Authors train 2 different model sizes - small (12 layers, 512 hidden size) and large (30 layers, 512 hidden size). They
experiment with using fp16 (floating point half precision) and fp32 (single precision) operations, even employing
mixed-precision training
using the apex.amp
tool. Concretely, they use a mode where weights are
stored in fp32, but many operations are performed in fp16 (but attention and batchnorms are still done in fp32). To
further reduce memory usage, they use the ingenious gradient checkpointing technique
(Chen et al., 2016), which enables training of \(n\)-layers deep networks with \(O(
\sqrt{n})\) memory at the cost of doing one more forward pass per batch. Basically, instead of saving all \(n\)
activations for later use in backpropagation, only every \(\sqrt{n}\)-th “checkpoint” activation is saved and the
remaining ones are calculated on the fly - see the
blogpost accompanying the gradient checkpointing paper.

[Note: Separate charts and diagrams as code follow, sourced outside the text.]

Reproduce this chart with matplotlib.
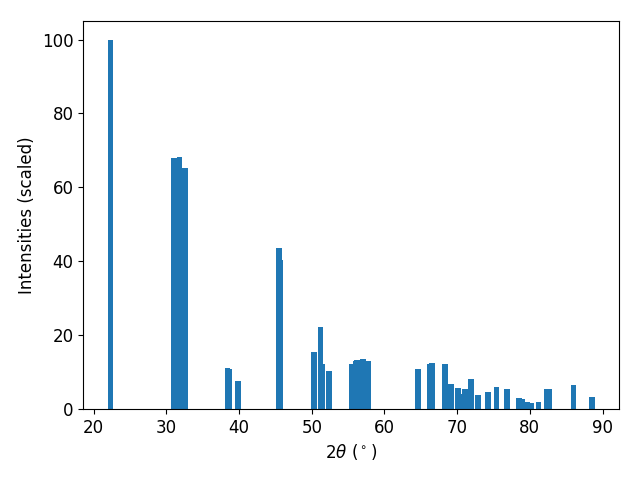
import matplotlib
matplotlib.use("Agg")
import matplotlib.pyplot as plt

# peak positions (2theta, degrees) and scaled intensities
two_theta = [22.3, 31.0, 31.8, 32.6, 38.4, 38.6, 39.9, 45.5, 45.7,
             50.3, 51.2, 51.4, 52.4, 55.5, 56.1, 56.2, 57.1, 57.8,
             64.6, 66.3, 66.5, 68.3, 69.2, 70.1, 70.9, 71.1, 71.9,
             72.9, 74.2, 75.4, 76.9, 78.5, 79.0, 79.6, 80.2, 81.2,
             82.3, 82.7, 86.0, 88.5]
intensity = [100.0, 68.0, 68.3, 65.3, 11.1, 10.8, 7.6, 43.6, 40.3,
             15.4, 22.2, 12.2, 10.3, 12.2, 13.0, 13.3, 13.6, 13.0,
             10.8, 12.2, 12.5, 12.2, 6.8, 5.7, 4.1, 5.4, 8.1,
             3.8, 4.6, 6.0, 5.4, 3.0, 2.6, 1.9, 1.6, 1.9,
             5.4, 5.4, 6.5, 3.2]

plt.figure(figsize=(6.4, 4.8), dpi=100)
plt.bar(two_theta, intensity, width=0.8)
plt.xlabel(r"$2\theta$ ($^\circ$)", fontsize=12)
plt.ylabel("Intensities (scaled)", fontsize=12)
plt.tick_params(labelsize=12)
plt.subplots_adjust(left=0.13, right=0.967, top=0.956, bottom=0.148)
plt.savefig("out.png")
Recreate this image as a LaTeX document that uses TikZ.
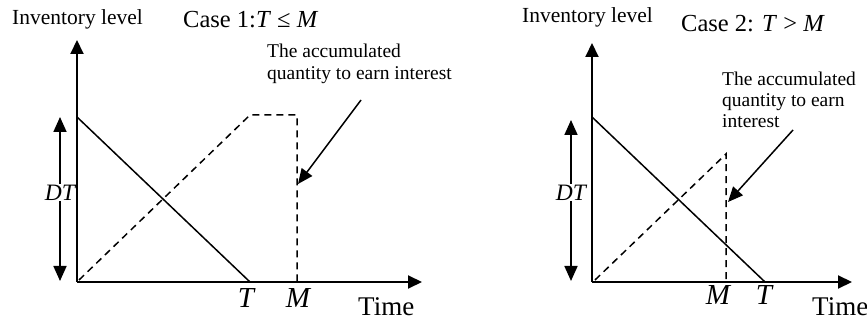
\documentclass[tikz,border=0pt]{standalone}
\usepackage{fontspec}
\setmainfont{Liberation Serif}
\usepackage{tikz}
\usetikzlibrary{positioning,arrows.meta,calc}
\tikzset{
  axis/.style    = {line width=2pt, -{Triangle[length=14pt,width=13pt]}},
  demand/.style  = {line width=1.5pt},
  accum/.style   = {line width=1.5pt, dash pattern=on 7pt off 5pt},
  span/.style    = {line width=1.7pt, {Triangle[length=15pt,width=13pt]}-{Triangle[length=15pt,width=13pt]}},
  pointer/.style = {line width=1.5pt, -{Triangle[length=15pt,width=13pt]}},
  txt/.style     = {inner sep=0pt, anchor=base west},
  ttl/.style     = {txt, font=\fontsize{21.5}{24}\selectfont},
  cse/.style     = {txt, font=\fontsize{24.5}{26}\selectfont},
  note/.style    = {txt, font=\fontsize{19.5}{22}\selectfont},
  tick/.style    = {inner sep=0pt, anchor=base, font=\fontsize{29}{30}\selectfont\itshape},
  tme/.style     = {txt, font=\fontsize{27}{30}\selectfont},
  dtl/.style     = {inner sep=1pt, fill=white, font=\fontsize{23.5}{26}\selectfont\itshape},
}

\begin{document}
\begin{tikzpicture}[x=1pt, y=-1pt]
  \useasboundingbox (0,0) rectangle (867,320);

  % Case 1: T <= M
  \coordinate (o1) at (77,282);
  \coordinate (ytop1) at (77,40);
  \coordinate (xend1) at (422,282);
  \coordinate (q1) at (77,117);
  \coordinate (t1) at (250,282);
  \coordinate (ds1) at (79,280);
  \coordinate (dk1) at (250,115);
  \coordinate (dm1) at (297,115);
  \coordinate (m1) at (297,282);
  \coordinate (dtt1) at (60,117);
  \coordinate (dtb1) at (60,281);
  \coordinate (pa1) at (361,100);
  \coordinate (pb1) at (298,184);

  \node[ttl] (inv1) at (12,25) {Inventory level};
  \node[cse] (case1) at (183,28) {Case 1:\textit{T} ≤ \textit{M}};
  \node[note] (acc1a) at (267,58) {The accumulated};
  \node[note] (acc1b) at (267,80) {quantity to earn interest};
  \node[tick] (lt1) at (246,307) {T};
  \node[tick] (lm1) at (298,307) {M};
  \node[tme] (time1) at (358,315) {Time};

  \draw[axis] (o1) -- (ytop1);
  \draw[axis] (o1) -- (xend1);
  \draw[demand] (q1) -- (t1);
  \draw[accum] (ds1) -- (dk1) -- (dm1) -- (m1);
  \draw[span] (dtt1) -- (dtb1) node[dtl, pos=0.46] (dt1) {DT};
  \draw[pointer] (pa1) -- (pb1);

  % Case 2: T > M
  \coordinate (o2) at (592,282);
  \coordinate (ytop2) at (592,43);
  \coordinate (xend2) at (852,282);
  \coordinate (q2) at (592,117);
  \coordinate (t2) at (765,282);
  \coordinate (ds2) at (595,280);
  \coordinate (dk2) at (726,154);
  \coordinate (m2) at (726,282);
  \coordinate (dtt2) at (571,120);
  \coordinate (dtb2) at (571,281);
  \coordinate (pa2) at (793,130);
  \coordinate (pb2) at (728,202);

  \node[ttl] (inv2) at (522,23) {Inventory level};
  \node[cse] (case2) at (681,32) {Case 2: \textit{T} > \textit{M}};
  \node[note] (acc2a) at (722,86) {The accumulated};
  \node[note] (acc2b) at (722,107) {quantity to earn};
  \node[note] (acc2c) at (722,128) {interest};
  \node[tick] (lm2) at (718,305) {M};
  \node[tick] (lt2) at (764,305) {T};
  \node[tme] (time2) at (812,315) {Time};

  \draw[axis] (o2) -- (ytop2);
  \draw[axis] (o2) -- (xend2);
  \draw[demand] (q2) -- (t2);
  \draw[accum] (ds2) -- (dk2) -- (m2);
  \draw[span] (dtt2) -- (dtb2) node[dtl, pos=0.45] (dt2) {DT};
  \draw[pointer] (pa2) -- (pb2);
\end{tikzpicture}
\end{document}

The experiments were not done on some sort of supercomputer - for the large model, they ran experiments on 8 RTX8000
GPUs for 13 days.
Hyperparameter search was done by training for a smaller number of steps (about 150K steps). The results for the task of
character-level language modeling on text8
dataset are listed in the following Table 12 from the paper.
Table 12 from the paper: Hyperparameters for the best performing model for character-level language modeling.
I highly encourage you to read the paper, which I found extremely well written.